• [Material provided]

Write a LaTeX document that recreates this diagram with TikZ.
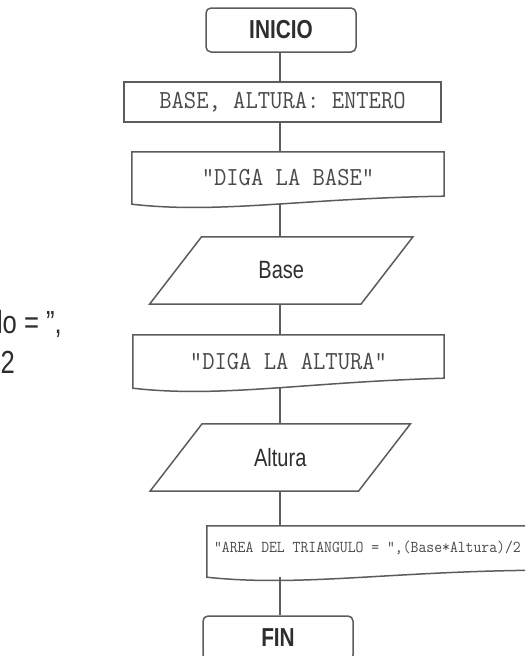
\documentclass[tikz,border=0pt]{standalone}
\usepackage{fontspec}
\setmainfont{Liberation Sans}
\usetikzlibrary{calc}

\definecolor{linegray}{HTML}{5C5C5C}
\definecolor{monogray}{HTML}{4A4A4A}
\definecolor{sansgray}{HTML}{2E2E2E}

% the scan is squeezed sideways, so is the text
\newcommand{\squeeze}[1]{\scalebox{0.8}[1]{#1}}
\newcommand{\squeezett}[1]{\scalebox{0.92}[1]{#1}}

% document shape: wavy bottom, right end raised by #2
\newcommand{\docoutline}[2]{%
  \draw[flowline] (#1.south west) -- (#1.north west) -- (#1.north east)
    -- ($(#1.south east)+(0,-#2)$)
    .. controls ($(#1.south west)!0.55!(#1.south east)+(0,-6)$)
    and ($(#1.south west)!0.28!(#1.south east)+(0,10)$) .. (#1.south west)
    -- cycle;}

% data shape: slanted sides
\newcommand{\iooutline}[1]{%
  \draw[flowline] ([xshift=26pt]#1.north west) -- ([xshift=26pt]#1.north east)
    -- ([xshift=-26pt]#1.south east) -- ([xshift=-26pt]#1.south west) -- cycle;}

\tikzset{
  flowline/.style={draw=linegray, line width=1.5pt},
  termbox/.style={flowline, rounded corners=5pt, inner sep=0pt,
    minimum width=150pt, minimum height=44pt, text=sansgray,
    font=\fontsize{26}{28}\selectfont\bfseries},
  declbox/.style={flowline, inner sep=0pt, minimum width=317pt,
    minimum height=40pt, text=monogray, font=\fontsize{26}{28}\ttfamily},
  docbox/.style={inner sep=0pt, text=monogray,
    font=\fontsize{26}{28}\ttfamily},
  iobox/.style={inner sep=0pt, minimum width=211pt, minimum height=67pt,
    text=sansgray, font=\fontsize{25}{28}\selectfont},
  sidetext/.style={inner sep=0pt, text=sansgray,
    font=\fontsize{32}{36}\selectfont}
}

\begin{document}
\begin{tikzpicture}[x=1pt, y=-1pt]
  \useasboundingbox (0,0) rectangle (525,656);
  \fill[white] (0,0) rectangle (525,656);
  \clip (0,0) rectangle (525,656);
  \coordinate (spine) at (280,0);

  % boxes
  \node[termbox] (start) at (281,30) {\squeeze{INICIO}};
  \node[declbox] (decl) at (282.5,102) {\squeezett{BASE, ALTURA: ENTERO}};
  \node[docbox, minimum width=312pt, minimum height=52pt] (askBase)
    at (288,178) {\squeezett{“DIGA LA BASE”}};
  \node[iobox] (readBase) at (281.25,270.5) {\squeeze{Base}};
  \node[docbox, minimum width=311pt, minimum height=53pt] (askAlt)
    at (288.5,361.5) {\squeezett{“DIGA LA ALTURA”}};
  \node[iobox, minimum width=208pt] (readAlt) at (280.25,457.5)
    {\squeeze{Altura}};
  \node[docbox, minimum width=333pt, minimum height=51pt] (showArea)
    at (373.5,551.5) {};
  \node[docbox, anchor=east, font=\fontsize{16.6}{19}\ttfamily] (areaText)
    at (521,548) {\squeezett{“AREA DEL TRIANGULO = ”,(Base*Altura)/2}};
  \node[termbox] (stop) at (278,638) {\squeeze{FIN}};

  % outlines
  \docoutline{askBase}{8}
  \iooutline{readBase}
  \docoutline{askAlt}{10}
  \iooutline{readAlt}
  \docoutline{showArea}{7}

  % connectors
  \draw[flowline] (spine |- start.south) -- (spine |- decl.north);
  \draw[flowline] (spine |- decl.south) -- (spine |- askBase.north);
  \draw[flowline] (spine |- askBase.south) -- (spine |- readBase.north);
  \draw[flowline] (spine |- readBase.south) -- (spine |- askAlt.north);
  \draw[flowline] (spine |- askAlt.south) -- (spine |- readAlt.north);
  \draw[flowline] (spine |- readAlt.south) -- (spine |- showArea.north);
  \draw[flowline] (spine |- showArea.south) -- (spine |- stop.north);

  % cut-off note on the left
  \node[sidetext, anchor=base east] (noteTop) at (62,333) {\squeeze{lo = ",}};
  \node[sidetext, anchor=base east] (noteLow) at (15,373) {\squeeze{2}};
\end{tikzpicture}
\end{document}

• [Job]
Reproduce the material above in full, exactly, with no images.

• [Finished exercise]
Write a LaTeX document that recreates this diagram with TikZ.
\documentclass[tikz,border=0pt]{standalone}
\usepackage{fontspec}
\setmainfont{Liberation Sans}
\usetikzlibrary{calc}

\definecolor{linegray}{HTML}{5C5C5C}
\definecolor{monogray}{HTML}{4A4A4A}
\definecolor{sansgray}{HTML}{2E2E2E}

% the scan is squeezed sideways, so is the text
\newcommand{\squeeze}[1]{\scalebox{0.8}[1]{#1}}
\newcommand{\squeezett}[1]{\scalebox{0.92}[1]{#1}}

% document shape: wavy bottom, right end raised by #2
\newcommand{\docoutline}[2]{%
  \draw[flowline] (#1.south west) -- (#1.north west) -- (#1.north east)
    -- ($(#1.south east)+(0,-#2)$)
    .. controls ($(#1.south west)!0.55!(#1.south east)+(0,-6)$)
    and ($(#1.south west)!0.28!(#1.south east)+(0,10)$) .. (#1.south west)
    -- cycle;}

% data shape: slanted sides
\newcommand{\iooutline}[1]{%
  \draw[flowline] ([xshift=26pt]#1.north west) -- ([xshift=26pt]#1.north east)
    -- ([xshift=-26pt]#1.south east) -- ([xshift=-26pt]#1.south west) -- cycle;}

\tikzset{
  flowline/.style={draw=linegray, line width=1.5pt},
  termbox/.style={flowline, rounded corners=5pt, inner sep=0pt,
    minimum width=150pt, minimum height=44pt, text=sansgray,
    font=\fontsize{26}{28}\selectfont\bfseries},
  declbox/.style={flowline, inner sep=0pt, minimum width=317pt,
    minimum height=40pt, text=monogray, font=\fontsize{26}{28}\ttfamily},
  docbox/.style={inner sep=0pt, text=monogray,
    font=\fontsize{26}{28}\ttfamily},
  iobox/.style={inner sep=0pt, minimum width=211pt, minimum height=67pt,
    text=sansgray, font=\fontsize{25}{28}\selectfont},
  sidetext/.style={inner sep=0pt, text=sansgray,
    font=\fontsize{32}{36}\selectfont}
}

\begin{document}
\begin{tikzpicture}[x=1pt, y=-1pt]
  \useasboundingbox (0,0) rectangle (525,656);
  \fill[white] (0,0) rectangle (525,656);
  \clip (0,0) rectangle (525,656);
  \coordinate (spine) at (280,0);

  % boxes
  \node[termbox] (start) at (281,30) {\squeeze{INICIO}};
  \node[declbox] (decl) at (282.5,102) {\squeezett{BASE, ALTURA: ENTERO}};
  \node[docbox, minimum width=312pt, minimum height=52pt] (askBase)
    at (288,178) {\squeezett{“DIGA LA BASE”}};
  \node[iobox] (readBase) at (281.25,270.5) {\squeeze{Base}};
  \node[docbox, minimum width=311pt, minimum height=53pt] (askAlt)
    at (288.5,361.5) {\squeezett{“DIGA LA ALTURA”}};
  \node[iobox, minimum width=208pt] (readAlt) at (280.25,457.5)
    {\squeeze{Altura}};
  \node[docbox, minimum width=333pt, minimum height=51pt] (showArea)
    at (373.5,551.5) {};
  \node[docbox, anchor=east, font=\fontsize{16.6}{19}\ttfamily] (areaText)
    at (521,548) {\squeezett{“AREA DEL TRIANGULO = ”,(Base*Altura)/2}};
  \node[termbox] (stop) at (278,638) {\squeeze{FIN}};

  % outlines
  \docoutline{askBase}{8}
  \iooutline{readBase}
  \docoutline{askAlt}{10}
  \iooutline{readAlt}
  \docoutline{showArea}{7}

  % connectors
  \draw[flowline] (spine |- start.south) -- (spine |- decl.north);
  \draw[flowline] (spine |- decl.south) -- (spine |- askBase.north);
  \draw[flowline] (spine |- askBase.south) -- (spine |- readBase.north);
  \draw[flowline] (spine |- readBase.south) -- (spine |- askAlt.north);
  \draw[flowline] (spine |- askAlt.south) -- (spine |- readAlt.north);
  \draw[flowline] (spine |- readAlt.south) -- (spine |- showArea.north);
  \draw[flowline] (spine |- showArea.south) -- (spine |- stop.north);

  % cut-off note on the left
  \node[sidetext, anchor=base east] (noteTop) at (62,333) {\squeeze{lo = ",}};
  \node[sidetext, anchor=base east] (noteLow) at (15,373) {\squeeze{2}};
\end{tikzpicture}
\end{document}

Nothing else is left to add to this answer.